Dr Ruediger Kapitza, CEO of DMG Mori Seiki AG, also announced that the German company had hit its targets for the 2014 calendar year announced in October (€2.3 billion, sales of about €2.2 billion and EBIT profit of €175 million). “That is record order intake, record turnover, record results,” he said, adding: “This is the best result in our 143 year history, and I am really very proud of that.” He said that more information would be released in the financial press conference in March.
By that point, the combined centre of gravity of the whole group may have shifted to Japan. Starting in mid-February, DMG Mori Seiki Co (the Japanese company) will offer €27.50 per public share, with an intention to acquire 50% of company shares, up from the 26.5% it currently holds.
Kapitza explained the rationale behind the move to bring the two companies even closer together. “50% is important. Why? We’re going to reach so many different topics; CELOS [a common CNC operator interface], joint IT, and we’re now really digging into things; we have to somehow hedge our efforts, because once our IT systems are together you can’t separate them anymore.”
He said that the companies have been seeking a way to merge for several years, following their cooperation that started in 2009, and considered several other methods before choosing this one. They considered establishing a new joint company and moving both operations into it, but several million Euros in transaction costs and the different shareholder laws in Germany and Japan created huge uncertainties that threatened the viability of the action. The pair also considered the German company taking over the Japanese one, but rejected it because it owns so little of the Japanese company – 9.6% – and because of German banking regulations, which were found to be less friendly than those in Japan.
So the only real surprise has been the timing; the merger had been scheduled to occur by 2020. It was changed to take advantage of favourable low interest rates, as finance is required to support the share purchase. Dr Masahiko Mori, CEO of DMG Mori Seiki Co, said: “I don’t want to borrow from the bank, but I have to; I want to minimise the money [cost] for the sustainability of the two groups coming together.”
Mori said that the offer price was chosen to be fair to company stakeholders, not day traders. “I have no responsibility to [short-term] shareholders. I have a responsibility for my customers, employees, and long-term shareholders [such as] typical German people, who have been shareholders in Gildemeister over the last 20 years.
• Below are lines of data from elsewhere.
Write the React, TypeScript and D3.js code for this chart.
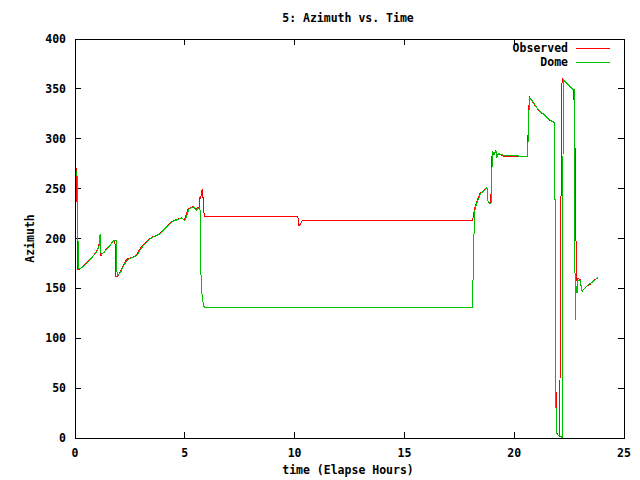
import * as d3 from 'd3';

// [elapsed hours, azimuth deg]
const observed: [number, number][] = [
  [0.05, 271], [0.07, 262], [0.09, 245], [0.1, 195], [0.12, 169], [0.2, 169], [0.4, 173], [0.6, 177],
  [0.8, 182], [0.95, 186], [1.05, 190], [1.1, 195], [1.13, 197], [1.16, 186], [1.18, 183], [1.3, 186],
  [1.45, 190], [1.59, 193], [1.7, 196], [1.79, 198], [1.82, 197], [1.84, 175], [1.86, 162], [1.95, 162],
  [2.05, 166], [2.2, 173], [2.35, 179], [2.45, 180], [2.58, 181], [2.7, 182], [2.81, 184], [2.9, 188],
  [3.04, 192], [3.2, 196], [3.42, 200], [3.55, 202], [3.72, 203], [3.85, 205], [4.02, 209], [4.2, 213],
  [4.4, 217], [4.5, 218], [4.63, 219], [4.75, 220], [4.86, 221], [4.95, 219], [5.01, 220], [5.1, 226],
  [5.16, 230], [5.3, 231], [5.39, 232], [5.5, 229], [5.58, 231], [5.66, 231], [5.69, 242], [5.72, 240],
  [5.77, 247], [5.8, 250], [5.84, 238], [5.87, 229], [5.88, 222], [10.15, 222], [10.2, 213], [10.25, 214],
  [10.34, 218], [18.1, 218], [18.12, 220], [18.18, 228], [18.25, 234], [18.35, 240], [18.44, 245],
  [18.55, 247], [18.65, 249], [18.72, 251], [18.76, 250], [18.79, 238], [18.85, 236], [18.93, 236],
  [18.95, 248], [18.97, 274], [19.0, 287], [19.08, 284], [19.16, 288], [19.2, 282], [19.28, 285],
  [19.5, 282.5], [20.2, 282], [20.6, 282], [20.62, 297], [20.66, 327], [20.69, 342], [20.8, 338],
  [20.95, 333], [21.17, 327], [21.3, 325], [21.48, 321], [21.65, 318], [21.78, 317], [21.83, 316],
  [21.84, 240], [21.87, 238], [21.88, 84], [21.93, 5], [22.0, 3], [22.08, 1], [22.09, 91], [22.14, 272],
  [22.18, 361], [22.31, 357], [22.45, 354], [22.54, 352], [22.69, 349], [22.72, 349], [22.74, 298],
  [22.77, 290], [22.8, 290], [22.81, 203], [22.83, 176], [22.86, 157], [22.9, 160], [23.0, 159],
  [23.09, 147], [23.2, 150], [23.3, 152], [23.45, 154], [23.53, 156], [23.7, 159], [23.83, 161],
];

const dome: [number, number][] = [
  [0.05, 268], [0.1, 262], [0.12, 237], [0.14, 192], [0.16, 170], [0.25, 170], [0.45, 173], [0.65, 178],
  [0.85, 183], [1.0, 187], [1.1, 193], [1.12, 196], [1.14, 204], [1.16, 190], [1.19, 184], [1.32, 186],
  [1.47, 190], [1.6, 193], [1.72, 197], [1.8, 198], [1.87, 198], [1.89, 178], [1.92, 163], [2.0, 164],
  [2.1, 167], [2.22, 173], [2.38, 178], [2.5, 180], [2.62, 181], [2.75, 182], [2.85, 184], [2.95, 188],
  [3.08, 192], [3.25, 196], [3.45, 200], [3.6, 202], [3.75, 203], [3.9, 205], [4.05, 209], [4.25, 213],
  [4.45, 217], [4.55, 218], [4.68, 219], [4.8, 220], [4.9, 220], [4.98, 218], [5.05, 220], [5.14, 226],
  [5.2, 230], [5.35, 231], [5.42, 231], [5.52, 228], [5.6, 230], [5.68, 231], [5.71, 226], [5.72, 178],
  [5.75, 153], [5.8, 140], [5.86, 132], [5.9, 131], [18.1, 131], [18.12, 153], [18.16, 197], [18.2, 227],
  [18.27, 234], [18.38, 240], [18.47, 245], [18.58, 247], [18.68, 249], [18.74, 251], [18.78, 250],
  [18.81, 236], [18.9, 235], [18.96, 236], [18.97, 249], [18.99, 273], [19.02, 287], [19.1, 285],
  [19.17, 288], [19.21, 282], [19.3, 285], [19.5, 283.7], [20.19, 283.7], [20.2, 282], [20.6, 282],
  [20.63, 297], [20.67, 327], [20.7, 341], [20.82, 338], [20.97, 333], [21.19, 327], [21.32, 325],
  [21.5, 321], [21.67, 318], [21.8, 317], [21.83, 316], [21.84, 239], [21.86, 239], [21.87, 83],
  [21.92, 5], [22.0, 3], [22.1, 2], [22.19, 0], [22.2, 180], [22.24, 359], [22.33, 357], [22.47, 354],
  [22.56, 352], [22.7, 349], [22.73, 349], [22.74, 291], [22.78, 118], [22.8, 155], [22.86, 145],
  [22.88, 158], [23.0, 158], [23.09, 147], [23.2, 150], [23.3, 152], [23.45, 155], [23.55, 156],
  [23.7, 159], [23.83, 161],
];

const xTicks = [0, 5, 10, 15, 20, 25];
const yTicks = [0, 50, 100, 150, 200, 250, 300, 350, 400];

const series = [
  { name: 'Observed', color: '#ff0000', data: observed },
  { name: 'Dome', color: '#00c000', data: dome },
];

const W = 640;
const H = 480;
const left = 75;
const right = 624;
const top = 39;
const bottom = 438;
const font = '"DejaVu Sans Mono", monospace';

export default function App() {
  const x = d3.scaleLinear().domain([0, 25]).range([left, right]);
  const y = d3.scaleLinear().domain([0, 400]).range([bottom, top]);
  const line = d3
    .line<[number, number]>()
    .x((d) => x(d[0]))
    .y((d) => y(d[1]));

  const tickLen = 6;

  return (
    <>
      <style>{'body{margin:0}'}</style>
      <svg width={W} height={H} style={{ display: 'block', background: '#fff' }}>
        <g fontFamily={font} fontSize={11.5} fontWeight="bold" fill="#000">
          <text x={348} y={22} textAnchor="middle">5: Azimuth vs. Time</text>
          <text x={348} y={474} textAnchor="middle">time (Elapse Hours)</text>
          <text transform={`translate(34, ${(top + bottom) / 2}) rotate(-90)`} textAnchor="middle">
            Azimuth
          </text>

          {yTicks.map((t) => (
            <text key={'yl' + t} x={66} y={y(t) + 4} textAnchor="end">{t}</text>
          ))}
          {xTicks.map((t) => (
            <text key={'xl' + t} x={x(t)} y={457} textAnchor="middle">{t}</text>
          ))}
        </g>

        <g stroke="#000" strokeWidth={1} shapeRendering="crispEdges">
          {yTicks.slice(1, -1).map((t) => (
            <g key={'yt' + t}>
              <line x1={left} x2={left + tickLen} y1={y(t)} y2={y(t)} />
              <line x1={right} x2={right - tickLen} y1={y(t)} y2={y(t)} />
            </g>
          ))}
          {xTicks.slice(1, -1).map((t) => (
            <g key={'xt' + t}>
              <line x1={x(t)} x2={x(t)} y1={bottom} y2={bottom - tickLen} />
              <line x1={x(t)} x2={x(t)} y1={top} y2={top + tickLen} />
            </g>
          ))}
        </g>

        <g fill="none" strokeWidth={1} shapeRendering="crispEdges">
          {series.map((s) => (
            <path key={s.name} d={line(s.data) ?? ''} stroke={s.color} />
          ))}
        </g>

        {/* legend */}
        <g fontFamily={font} fontSize={11.5} fontWeight="bold">
          {series.map((s, i) => (
            <g key={'lg' + s.name}>
              <text x={568} y={52 + i * 14} textAnchor="end">{s.name}</text>
              <line x1={576} x2={610} y1={48 + i * 14} y2={48 + i * 14} stroke={s.color} shapeRendering="crispEdges" />
            </g>
          ))}
        </g>

        <rect x={left} y={top} width={right - left} height={bottom - top} fill="none" stroke="#000" shapeRendering="crispEdges" />
      </svg>
    </>
  );
}
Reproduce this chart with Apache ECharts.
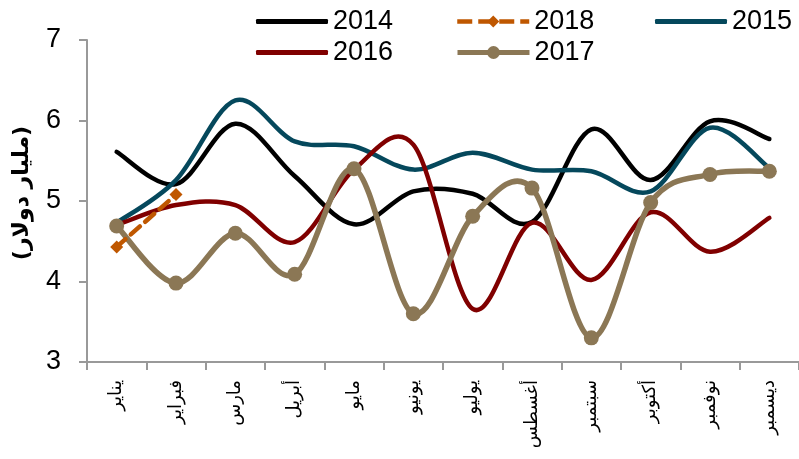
<!DOCTYPE html>
<html>
<head>
<meta charset="utf-8">
<script src="https://cdn.jsdelivr.net/npm/echarts@6/dist/echarts.min.js"></script>
<style>
  html, body { margin: 0; padding: 0; background: #ffffff; }
  #chart { width: 799px; height: 459px; }
</style>
</head>
<body>
<div id="chart"></div>
<script>
// Monthly values, billion dollars
const months = ['يناير', 'فبراير', 'مارس', 'أبريل', 'مايو', 'يونيو', 'يوليو', 'أغسطس', 'سبتمبر', 'أكتوبر', 'نوفمبر', 'ديسمبر'];
const v2014 = [5.61, 5.21, 5.96, 5.31, 4.71, 5.12, 5.09, 4.74, 5.89, 5.26, 5.99, 5.77];
const v2015 = [4.73, 5.26, 6.25, 5.74, 5.68, 5.39, 5.60, 5.39, 5.37, 5.12, 5.91, 5.41];
const v2016 = [4.70, 4.95, 4.95, 4.49, 5.39, 5.70, 3.66, 4.73, 4.02, 4.86, 4.37, 4.79];
const v2017 = [4.69, 3.98, 4.60, 4.09, 5.40, 3.60, 4.81, 5.16, 3.30, 4.98, 5.33, 5.37];
const v2018 = [4.43, 5.08];
const yTicks = [3, 4, 5, 6, 7];

const colors = { '2014': '#000000', '2015': '#05485c', '2016': '#800000', '2017': '#8b7755', '2018': '#bf5700' };

const latin = '"Liberation Sans", Arial, sans-serif';
const arabic = '"DejaVu Sans", sans-serif';

const chart = echarts.init(document.getElementById('chart'), null, { renderer: 'canvas' });

function legendAt(name, left, top, extra) {
  return Object.assign({
    data: [name], left: left, top: top, orient: 'horizontal',
    itemWidth: 72, itemHeight: 5, itemGap: 0, padding: 0,
    textStyle: { fontFamily: latin, fontSize: 27, color: '#000' }
  }, extra || {});
}

// Markers (and legend entries) come from line series whose own stroke is hidden;
// the smoothed stroke is drawn by a custom series using cubic Bezier segments
// with Catmull-Rom style tangents computed in pixel space.
function markerSeries(name, data, extra) {
  return Object.assign({
    name: name, type: 'line', data: data, z: 3,
    symbol: 'none', showSymbol: false,
    lineStyle: { color: colors[name], width: 4.5, opacity: 0 },
    itemStyle: { color: colors[name] },
    emphasis: { disabled: true }, silent: true
  }, extra || {});
}

function curveSeries(name, values, width, dash) {
  return {
    name: name, type: 'custom', coordinateSystem: 'cartesian2d', z: 2, silent: true,
    data: values.map((v, i) => [i, v]),
    encode: { x: 0, y: 1 },
    renderItem: function (params, api) {
      if (params.dataIndex !== 0) return null;
      const pts = values.map((v, i) => api.coord([i, v]));
      let d = 'M' + pts[0][0] + ' ' + pts[0][1];
      for (let i = 0; i < pts.length - 1; i++) {
        const p0 = pts[i - 1] || pts[i];
        const p1 = pts[i];
        const p2 = pts[i + 1];
        const p3 = pts[i + 2] || pts[i + 1];
        const c1x = p1[0] + (p2[0] - p0[0]) / 6, c1y = p1[1] + (p2[1] - p0[1]) / 6;
        const c2x = p2[0] - (p3[0] - p1[0]) / 6, c2y = p2[1] - (p3[1] - p1[1]) / 6;
        d += ' C' + c1x + ' ' + c1y + ' ' + c2x + ' ' + c2y + ' ' + p2[0] + ' ' + p2[1];
      }
      return {
        type: 'path',
        shape: { pathData: d },
        style: {
          fill: 'none', stroke: colors[name], lineWidth: width,
          lineCap: 'round', lineJoin: 'round', lineDash: dash || null
        }
      };
    }
  };
}

chart.setOption({
  animation: false,
  backgroundColor: '#ffffff',
  legend: [
    legendAt('2014', 256, 8, { data: [{ name: '2014', icon: 'roundRect' }] }),
    legendAt('2018', 455, 8, { itemHeight: 15, lineStyle: { width: 4.5, opacity: 1, type: [15, 6] } }),
    legendAt('2015', 655, 8, { data: [{ name: '2015', icon: 'roundRect' }] }),
    legendAt('2016', 256, 39, { data: [{ name: '2016', icon: 'roundRect' }] }),
    legendAt('2017', 455, 39, { itemHeight: 16, lineStyle: { width: 5, opacity: 1 } })
  ],
  grid: { left: 87, right: -8, top: 40, bottom: 97, containLabel: false },
  xAxis: {
    type: 'category', data: months, boundaryGap: true,
    axisLine: { lineStyle: { color: '#999', width: 2 } },
    axisTick: { show: true, length: 8, lineStyle: { color: '#999', width: 2 } },
    axisLabel: { rotate: 90, margin: 18, fontFamily: arabic, fontSize: 18, color: '#000', interval: 0 }
  },
  yAxis: {
    type: 'value', min: yTicks[0], max: yTicks[yTicks.length - 1], interval: 1,
    name: '(مليار دولار)', nameLocation: 'middle', nameGap: 54,
    nameTextStyle: { fontFamily: arabic, fontSize: 22, fontWeight: 'bold', color: '#000', padding: [0, 0, 0, 16] },
    axisLine: { show: true, lineStyle: { color: '#999', width: 2 } },
    axisTick: { show: true, length: 8, lineStyle: { color: '#999', width: 2 } },
    axisLabel: { margin: 26, fontFamily: latin, fontSize: 27, color: '#000' },
    splitLine: { show: false }
  },
  series: [
    markerSeries('2014', v2014),
    markerSeries('2015', v2015),
    markerSeries('2016', v2016),
    markerSeries('2017', v2017, {
      symbol: 'circle', showSymbol: true, symbolSize: 15,
      lineStyle: { color: colors['2017'], width: 5.5, opacity: 0 }
    }),
    markerSeries('2018', v2018, {
      symbol: 'diamond', showSymbol: true, symbolSize: 13,
      lineStyle: { color: colors['2018'], width: 4.5, type: [12, 7], opacity: 0 }
    }),
    curveSeries('2014', v2014, 4.5),
    curveSeries('2015', v2015, 4.5),
    curveSeries('2016', v2016, 4.5),
    curveSeries('2017', v2017, 5.5),
    curveSeries('2018', v2018, 4.5, [12, 7])
  ]
});
</script>
</body>
</html>
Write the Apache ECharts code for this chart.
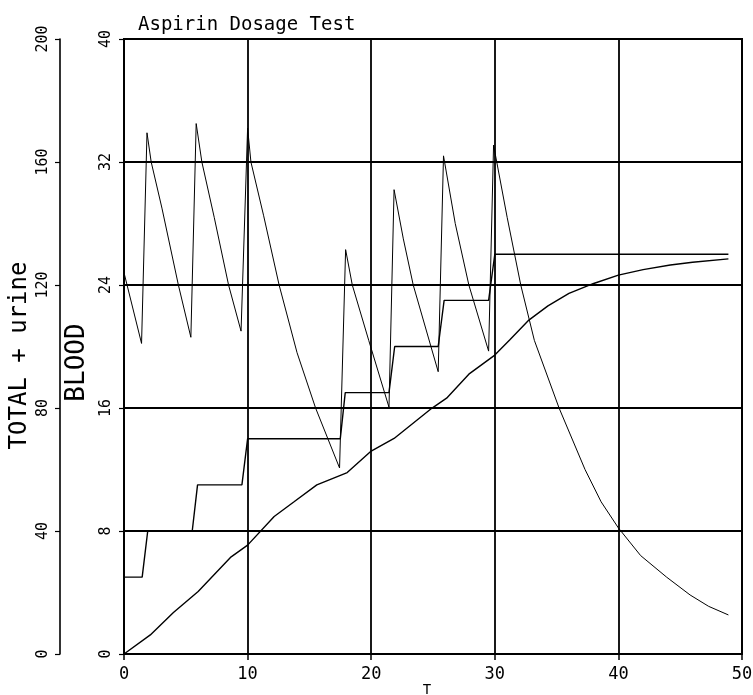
<!DOCTYPE html>
<html>
<head>
<meta charset="utf-8">
<script src="https://cdn.jsdelivr.net/npm/echarts@6/dist/echarts.min.js"></script>
<style>
html,body{margin:0;padding:0;background:#fff;}
#chart{width:753px;height:695px;}
</style>
</head>
<body>
<div id="chart"></div>
<script>
// ---- data ----
const xTicks = [0, 10, 20, 30, 40, 50];
const bloodTicks = [0, 8, 16, 24, 32, 40];
const totalTicks = [0, 40, 80, 120, 160, 200];

// BLOOD (inner axis, 0-40)
const bloodT = [0, 1.42, 1.86, 2.2, 3.07, 4.4, 5.41, 5.84, 6.3, 7.3, 8.46, 9.47, 10.0, 10.27, 11.3, 12.55, 14.0, 15.5, 17.44,
  17.93, 18.47, 19.8, 21.44, 21.85, 22.6, 23.4, 25.42, 25.85, 26.8, 27.9, 29.5, 29.9, 31.0, 32.1, 33.2, 35.2, 37.3, 38.6, 40.0,
  41.8, 43.9, 45.8, 47.3, 48.9];
const bloodV = [24.8, 20.2, 33.9, 32.0, 29.0, 24.0, 20.6, 34.5, 32.0, 28.4, 24.0, 21.0, 34.2, 32.0, 28.5, 24.0, 19.6, 16.0, 12.1,
  26.3, 24.0, 20.4, 16.05, 30.2, 27.0, 24.0, 18.36, 32.4, 28.0, 24.0, 19.7, 33.1, 28.4, 24.0, 20.4, 16.0, 12.0, 9.9, 8.2,
  6.4, 5.0, 3.84, 3.1, 2.54];

// TOTAL (staircase, 0-200 axis)
const totalT = [0, 1.47, 1.92, 5.52, 5.95, 9.54, 10.0, 17.5, 17.9, 21.44, 21.9, 25.42, 25.9, 29.5, 30.0, 48.9];
const totalV = [25, 25, 40, 40, 55, 55, 70, 70, 85, 85, 100, 100, 115, 115, 130, 130];

// urine (smooth rising, 0-200 axis)
const urineT = [0, 2.13, 4.0, 6.0, 8.67, 10.0, 12.15, 13.76, 15.6, 18.06, 20.0, 21.85, 24.9, 26.1, 27.9, 30.0, 31.2, 32.7, 34.3,
  36.0, 38.0, 40.0, 42.0, 44.2, 46.0, 48.9];
const urineV = [0, 6.2, 13.5, 20.3, 31.6, 35.4, 44.7, 49.5, 55.0, 59.0, 66.0, 70.1, 79.9, 83.2, 91.0, 97.2, 102.1, 108.4, 113.2,
  117.3, 120.5, 123.2, 125.0, 126.5, 127.4, 128.5];

const zip = (a, b) => a.map((v, i) => [v, b[i]]);

const FONT = 'DejaVu Sans Mono';
const chart = echarts.init(document.getElementById('chart'), null, {renderer: 'canvas'});
chart.setOption({
  animation: false,
  backgroundColor: '#ffffff',
  title: {
    text: 'Aspirin Dosage Test',
    left: 133, top: 11,
    textStyle: {fontFamily: FONT, fontSize: 19, fontWeight: 'normal', color: '#000'}
  },
  grid: {left: 124, right: 11, top: 39, bottom: 41, show: true, borderColor: '#000', borderWidth: 2,
    containLabel: false, outerBoundsMode: 'none'},
  xAxis: {
    type: 'value', min: xTicks[0], max: xTicks[xTicks.length - 1], interval: xTicks[1] - xTicks[0],
    name: 'T', nameLocation: 'middle', nameGap: 29, nameMoveOverlap: false,
    nameTextStyle: {fontFamily: FONT, fontSize: 14, color: '#000', padding: [0, 12, 0, 0]},
    axisLine: {show: true, lineStyle: {color: '#000', width: 2}},
    axisTick: {show: true, length: 6, lineStyle: {color: '#000', width: 1.5}},
    axisLabel: {margin: 12, fontFamily: FONT, fontSize: 17, color: '#000'},
    splitLine: {show: true, lineStyle: {color: '#000', width: 1.8}}
  },
  yAxis: [
    {
      type: 'value', position: 'left', min: bloodTicks[0], max: bloodTicks[bloodTicks.length - 1],
      interval: bloodTicks[1] - bloodTicks[0],
      name: 'BLOOD', nameLocation: 'middle', nameGap: 34, nameRotate: 90, nameMoveOverlap: false,
      nameTextStyle: {fontFamily: FONT, fontSize: 26, color: '#000', padding: [0, 32, 0, 0]},
      axisLine: {show: true, lineStyle: {color: '#000', width: 2}},
      axisTick: {show: true, length: 5, lineStyle: {color: '#000', width: 1.2}},
      axisLabel: {rotate: 90, margin: 10, fontFamily: FONT, fontSize: 15, color: '#000'},
      splitLine: {show: true, lineStyle: {color: '#000', width: 1.8}}
    },
    {
      type: 'value', position: 'left', offset: 64, min: totalTicks[0], max: totalTicks[totalTicks.length - 1],
      interval: totalTicks[1] - totalTicks[0],
      name: 'TOTAL + urine', nameLocation: 'middle', nameGap: 28, nameRotate: 90, nameMoveOverlap: false,
      nameTextStyle: {fontFamily: FONT, fontSize: 24, color: '#000', padding: [0, 18, 0, 0]},
      axisLine: {show: true, lineStyle: {color: '#000', width: 1.6}},
      axisTick: {show: true, length: 5, lineStyle: {color: '#000', width: 1.2}},
      axisLabel: {rotate: 90, margin: 9, fontFamily: FONT, fontSize: 15, color: '#000'},
      splitLine: {show: false}
    }
  ],
  series: [
    {type: 'line', name: 'BLOOD', yAxisIndex: 0, data: zip(bloodT, bloodV), showSymbol: false, silent: true,
      lineStyle: {color: '#000', width: 1}},
    {type: 'line', name: 'TOTAL', yAxisIndex: 1, data: zip(totalT, totalV), showSymbol: false, silent: true,
      lineStyle: {color: '#000', width: 1.4}},
    {type: 'line', name: 'urine', yAxisIndex: 1, data: zip(urineT, urineV), showSymbol: false, silent: true,
      lineStyle: {color: '#000', width: 1.4}}
  ]
});
</script>
</body>
</html>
The average purchase price of the shares has been less than €15; that is why I offered €27.50. It is still a high price for me, but we have to show respect for the long-term shareholders.” He said later that he would not raise the offer price; the share value rose above it after news of the plan emerged in the last few weeks.
During the press conference, Kapitza strongly denied that DMG Mori AG would lose its identity as a result of the takeover. “We have to face global challenges and look to the future. A lot of people talk about globalisation, but hardly anybody is truly global.” He added: “Mori is also a name that is known, at Bielefeld [northern Germany, location of the Gildemeister plant] and elsewhere. Employees will see that they have safe jobs now, and in the future. They will also see that we are strong.” And he added later: “Just hankering after the past, personal emotions, is not businesslike.”
Although DMG Mori AG will post record results for 2014, Kapitza said that this performance is unlikely to be repeated in 2015, owing to global volatility. For example, the fall in the value of the Russian rouble, the Swiss franc and the Danish krone, and uncertainty relating to the European and American embargo on Russia over eastern Ukraine. However, in the latter part of the year, the company is planning to open an Ecoline machine assembly factory in Ulyanovsk, southeast of Moscow, which will offset some of the currency issues in the case of Russia.